1. J.J. Abrams, Roberto Orci, Alex Kurtzman and Damon Lindelof. These four guys, between them, pretty much created half the most influential works in the genre right now. On television, Abrams and Lindelof's Lost has shown how to make science fiction into watercooler-talk material. Abrams, Orci and Kurtzman's new show, Fringe, has only been on for a few months but feels like a genre classic already. Abrams is also responsible for the ground-breaking (and camera-shaking) Cloverfield.
Up next: The foursome is responsible for bringing Star Trek back from franchise purgatory. And Orci and Kurtzman have co-written Transformers 2.

2. Will Smith, star of I Am Legend and Hancock. It's hard to think of an actor who can make a project into a hit more easily than Smith, right now. Just imagine Hancock without Smith's legendary affability behind it, and you've got a mighty dud.
Up next: Sequels/prequels to both Hancock and Legend are being bandied about.

3. Jeff Robinov, president of Warner Bros. He championed the idea of giving indie director Chris Nolan the reigns of the Batman films. He's been a key figure in getting movies like Watchmen on the screen. (And he killed the Wonder Woman movie, reportedly because he doesn't think women can carry action movies. But this is the "power list," not the "people we agree with" list.)
Up next: He's in charge of the umpteenth big-screen reinvention of Superman.

4. James Cameron, director of Avatar. Cameron's 3-D space epic won't be out for another year, but it's already revolutionizing the way people think about movies. He's pioneered a whole new system of 3-D cameras, but also created new motion-capture techniques for his alien creatures. Even before the film comes out, everybody else is already playing catch-up. Meanwhile, Cameron discovered Sam Worthington, who stars in Avatar, and pimped him out as one of the leads in Terminator 4.
Up next: Avatar comes out next December.

5. Kevin Feige, President of Marvel Studios. Warner Bros. may have cornered the market on superheroes-as-serious-dramas, but Marvel owns the idea of a superhero movie universe, complete with crossovers and fan-friendly in-jokes. Between them, Iron Man and Incredible Hulk proved that the superhero punch-'em-up films can feel like pieces of a saga... and make tons of money.
Up next: Another Iron Man, plus Captain America, Avengers, Thor, Ant-Man...

6. Kanye West, rapper/singer. He helped bring a science fiction motif back to music with his Daft Punk collaborations and space-odyssey stage show. He's the reason for Beyonce's cyborg hand.
Up next: His new album, "808s and Heartbreaks," uses an "Autotune" to make his vocals sound more computery and spacey, and it's already the #1 record in the United States.

7. Christopher Nolan, director of The Dark Knight and The Prestige. The Dark Knight was the biggest movie of 2008, but it also showed that grotesque characters and people in funny costumes could be compelling and visceral.
Up next: Nobody knows. Hopefully, another Batman film, but maybe first another mindblowing non-franchise pic like Prestige.

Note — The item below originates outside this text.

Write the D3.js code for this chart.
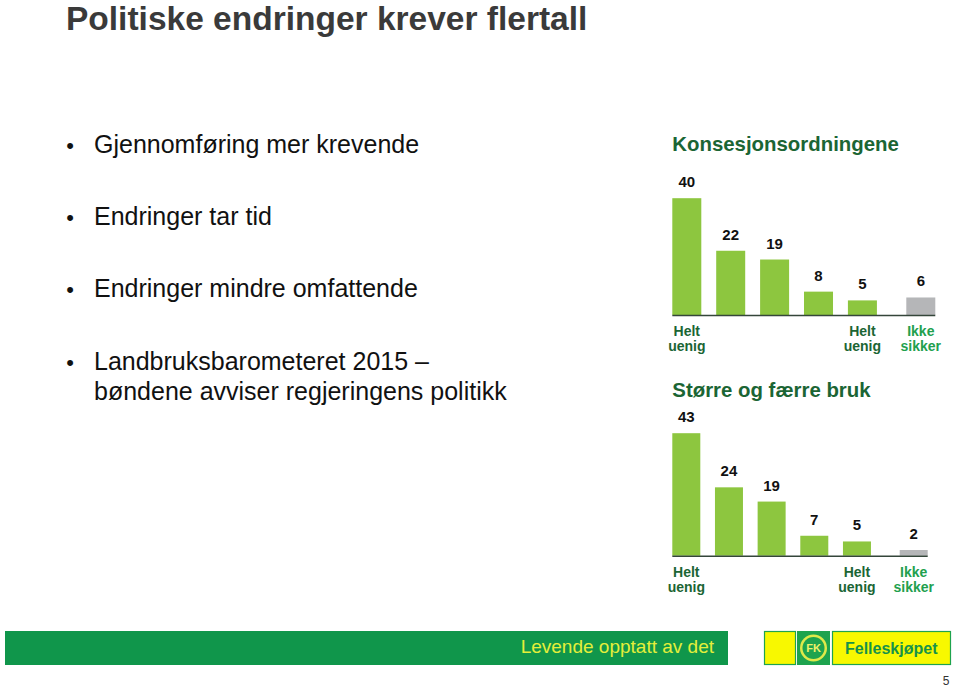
<!DOCTYPE html>
<html>
<head>
<meta charset="utf-8">
<script src="https://cdn.jsdelivr.net/npm/d3@7"></script>
<style>
  html, body { margin: 0; padding: 0; background: #fff; }
  svg { display: block; font-family: "Liberation Sans", Arial, Helvetica, sans-serif; }
</style>
</head>
<body>
<svg id="chart" width="960" height="689"></svg>
<script>
// ---- Data ----
const pageTitle = "Politiske endringer krever flertall";
const bullets = [
  ["Gjennomføring mer krevende"],
  ["Endringer tar tid"],
  ["Endringer mindre omfattende"],
  ["Landbruksbarometeret 2015 –", "bøndene avviser regjeringens politikk"]
];
const categories = ["1", "2", "3", "4", "5", "Ikke sikker"];
const categoryLabels = [["Helt", "uenig"], [], [], [], ["Helt", "uenig"], ["Ikke", "sikker"]];
const chart1Title = "Konsesjonsordningene";
const chart1Values = [40, 22, 19, 8, 5, 6];
const chart2Title = "Større og færre bruk";
const chart2Values = [43, 24, 19, 7, 5, 2];
const footerSlogan = "Levende opptatt av det";
const brandName = "Felleskjøpet";
const pageNumber = "5";

// ---- Drawing ----
const svg = d3.select("#chart");
svg.append("rect").attr("width", 960).attr("height", 689).attr("fill", "#fff");

svg.append("text")
  .attr("x", 66).attr("y", 30)
  .attr("font-size", 33.5).attr("font-weight", "bold")
  .attr("fill", "#3a3a3a")
  .text(pageTitle);

// bullets
const bulletBaselines = [153, 225, 297, 370];
bullets.forEach((lines, i) => {
  const g = svg.append("g");
  g.append("text")
    .attr("x", 70).attr("y", bulletBaselines[i])
    .attr("text-anchor", "middle")
    .attr("font-size", 22).attr("fill", "#111")
    .text("•");
  const t = g.append("text")
    .attr("x", 94).attr("y", bulletBaselines[i])
    .attr("font-size", 25).attr("fill", "#111");
  lines.forEach((ln, j) => {
    t.append("tspan").attr("x", 94).attr("dy", j === 0 ? 0 : 29.5).text(ln);
  });
});

const BAR_GREEN = "#8dc63f";
const BAR_GRAY = "#b5b6b8";
const GAP_EXTRA = 0.33;

function drawChart(opt) {
  const { title, values, titleY, left, grayLeft, barW, baseline, top } = opt;
  const g = svg.append("g");
  const slot = i => i + (i === categories.length - 1 ? GAP_EXTRA : 0);
  const x = d3.scaleLinear()
    .domain([0, slot(categories.length - 1)])
    .range([left, grayLeft]);
  const maxV = d3.max(values);
  const y = d3.scaleLinear().domain([0, maxV]).range([baseline, top]);

  g.append("text")
    .attr("x", left).attr("y", titleY)
    .attr("font-size", 20.4).attr("font-weight", "bold")
    .attr("fill", "#1b6534")
    .text(title);

  const data = categories.map((c, i) => ({ c, i, v: values[i] }));

  g.selectAll("rect.bar").data(data).enter().append("rect")
    .attr("class", "bar")
    .attr("x", d => x(slot(d.i)))
    .attr("y", d => y(d.v))
    .attr("width", barW)
    .attr("height", d => y(0) - y(d.v))
    .attr("fill", d => d.c === "Ikke sikker" ? BAR_GRAY : BAR_GREEN);

  g.append("line")
    .attr("x1", x(0)).attr("x2", x(slot(categories.length - 1)) + barW)
    .attr("y1", y(0) + 0.5).attr("y2", y(0) + 0.5)
    .attr("stroke", "#34463a").attr("stroke-width", 1.5);

  g.selectAll("text.val").data(data).enter().append("text")
    .attr("class", "val")
    .attr("x", d => x(slot(d.i)) + barW / 2)
    .attr("y", d => y(d.v) - 11)
    .attr("text-anchor", "middle")
    .attr("font-size", 15).attr("font-weight", "bold")
    .attr("fill", "#111")
    .text(d => d.v);

  g.selectAll("text.cat").data(data).enter().append("text")
    .attr("class", "cat")
    .attr("x", d => x(slot(d.i)) + barW / 2)
    .attr("y", y(0) + 21)
    .attr("text-anchor", "middle")
    .attr("font-size", 14).attr("font-weight", "bold")
    .attr("fill", d => d.c === "Ikke sikker" ? "#22a04e" : "#1b6534")
    .each(function (d) {
      const el = d3.select(this);
      categoryLabels[d.i].forEach((ln, j) => {
        el.append("tspan")
          .attr("x", x(slot(d.i)) + barW / 2)
          .attr("dy", j === 0 ? 0 : 15)
          .text(ln);
      });
    });
}

drawChart({ title: chart1Title, values: chart1Values, titleY: 151,
  left: 672.3, grayLeft: 906.3, barW: 29, baseline: 315, top: 198.2 });
drawChart({ title: chart2Title, values: chart2Values, titleY: 397,
  left: 672.3, grayLeft: 899.7, barW: 28, baseline: 555.7, top: 433.2 });

// footer
const FOOT_GREEN = "#10964b";
svg.append("rect").attr("x", 5).attr("y", 631).attr("width", 723).attr("height", 34)
  .attr("fill", FOOT_GREEN);
svg.append("text")
  .attr("x", 714).attr("y", 653)
  .attr("text-anchor", "end")
  .attr("font-size", 19).attr("fill", "#e4ef3a")
  .text(footerSlogan);

const YEL = "#f8f800";
const LG = "#1ea34e";
svg.append("rect").attr("x", 764.5).attr("y", 631.5).attr("width", 31).attr("height", 33)
  .attr("fill", YEL).attr("stroke", LG).attr("stroke-width", 1.2);
svg.append("rect").attr("x", 797).attr("y", 631).attr("width", 33).attr("height", 34)
  .attr("fill", LG);
svg.append("rect").attr("x", 832.5).attr("y", 631.5).attr("width", 118).attr("height", 33)
  .attr("fill", YEL).attr("stroke", LG).attr("stroke-width", 1.2);
svg.append("circle").attr("cx", 813.5).attr("cy", 648).attr("r", 13.5)
  .attr("fill", "#dfe94a");
svg.append("circle").attr("cx", 813.5).attr("cy", 648).attr("r", 11)
  .attr("fill", LG);
svg.append("text").attr("x", 813.5).attr("y", 652)
  .attr("text-anchor", "middle").attr("font-size", 11).attr("font-weight", "bold")
  .attr("fill", "#eef26a").text("FK");
svg.append("text")
  .attr("x", 845).attr("y", 654)
  .attr("font-size", 16).attr("font-weight", "bold")
  .attr("fill", "#16924a")
  .text(brandName);

svg.append("text")
  .attr("x", 946).attr("y", 685)
  .attr("text-anchor", "middle")
  .attr("font-size", 12).attr("fill", "#333")
  .text(pageNumber);
</script>
</body>
</html>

8. Neal Stephenson, author of Anathem. We knew Stephenson's next book would be a hit, thanks to his huge following. But Anathem, with its story of a world where science and technology are separated and pure scientists live in "Maths," captured the imagination of mainstream critics. Suddenly, novels of ideas are cool again.
Up next: Nobody knows. Unless you do?

9. Andrew Stanton, director of Wall-E. Even before his lonely robot movie came out, it had already sparked a whole giant wave of science fiction animated movies. (It looks like exactly one of those movies, Monsters Vs. Aliens, will be good.) People are arguing over what was the best movie of 2008: Wall-E or Dark Knight.
Up next: He's supposed to be directing a live-action movie of John Carter of Mars.

10. Stephenie Meyer, author of Twilight and The Host. I'll be honest: I haven't read any of the Twilight books, or seen the movie. They don't sound like my cup of tea. But the Twilight movie was a huge success, one of the biggest book adaptations in ages. And Meyer's adult science fiction novel, The Host, was surprisingly good: the story of a love triangle between a woman, a man, and the symbiote that is trying to control the woman's body. The Host has been on the Times bestseller list for 29 weeks, outselling pretty much any other recent science fiction book by many orders of magnitude. I would happily go see a Host movie.
Up next: Probably more Twilight books, despite Meyer's vow to stop writing them. The Host also seems to be leading towards a sequel.

11. Guillermo Del Toro, director of Pan's Labyrinth and Hellboy 2. He's managed to bridge the gap between arthouse darling and mainstream monster-movie maker in a way almost nobody has done before. No wonder he's been tapped to take on the Hobbit movies.
Up next: Besides Hobbit, GDT is attached to 500 other movies, including Frankenstein, Jekyll, The Champions, Hellboy 3, etc. etc.

12. Bioware, maker of Mass Effect and Star Wars: Knights OF The Old Republic. With Mass Effect, BioWare helped recharge the genre of space-opera RPG, following the adventures of Commander Shepard, who encounters aliens and murderous artificial intelligences. This came on the heels of success of past games like Jade Empire and Star Wars: KTOR.
Up next: A new MMO, Star Wars: The Old Republic comes out next year.

13. Donna Langley, President of Production at Universal Pictures. When she was an independent producer, she produced The Cell, Austin Powers 2 and other science fiction films. And after she joined Universal, she shepherded Children Of Men to the screen, and she's worked hard to nail Del Toro down to make four movies for Universal, including Frankenstein — and she's been pushing the idea of a Hellboy TV series.
Up next: Her upcoming projects include Army Of Two, a scifi video-game movie.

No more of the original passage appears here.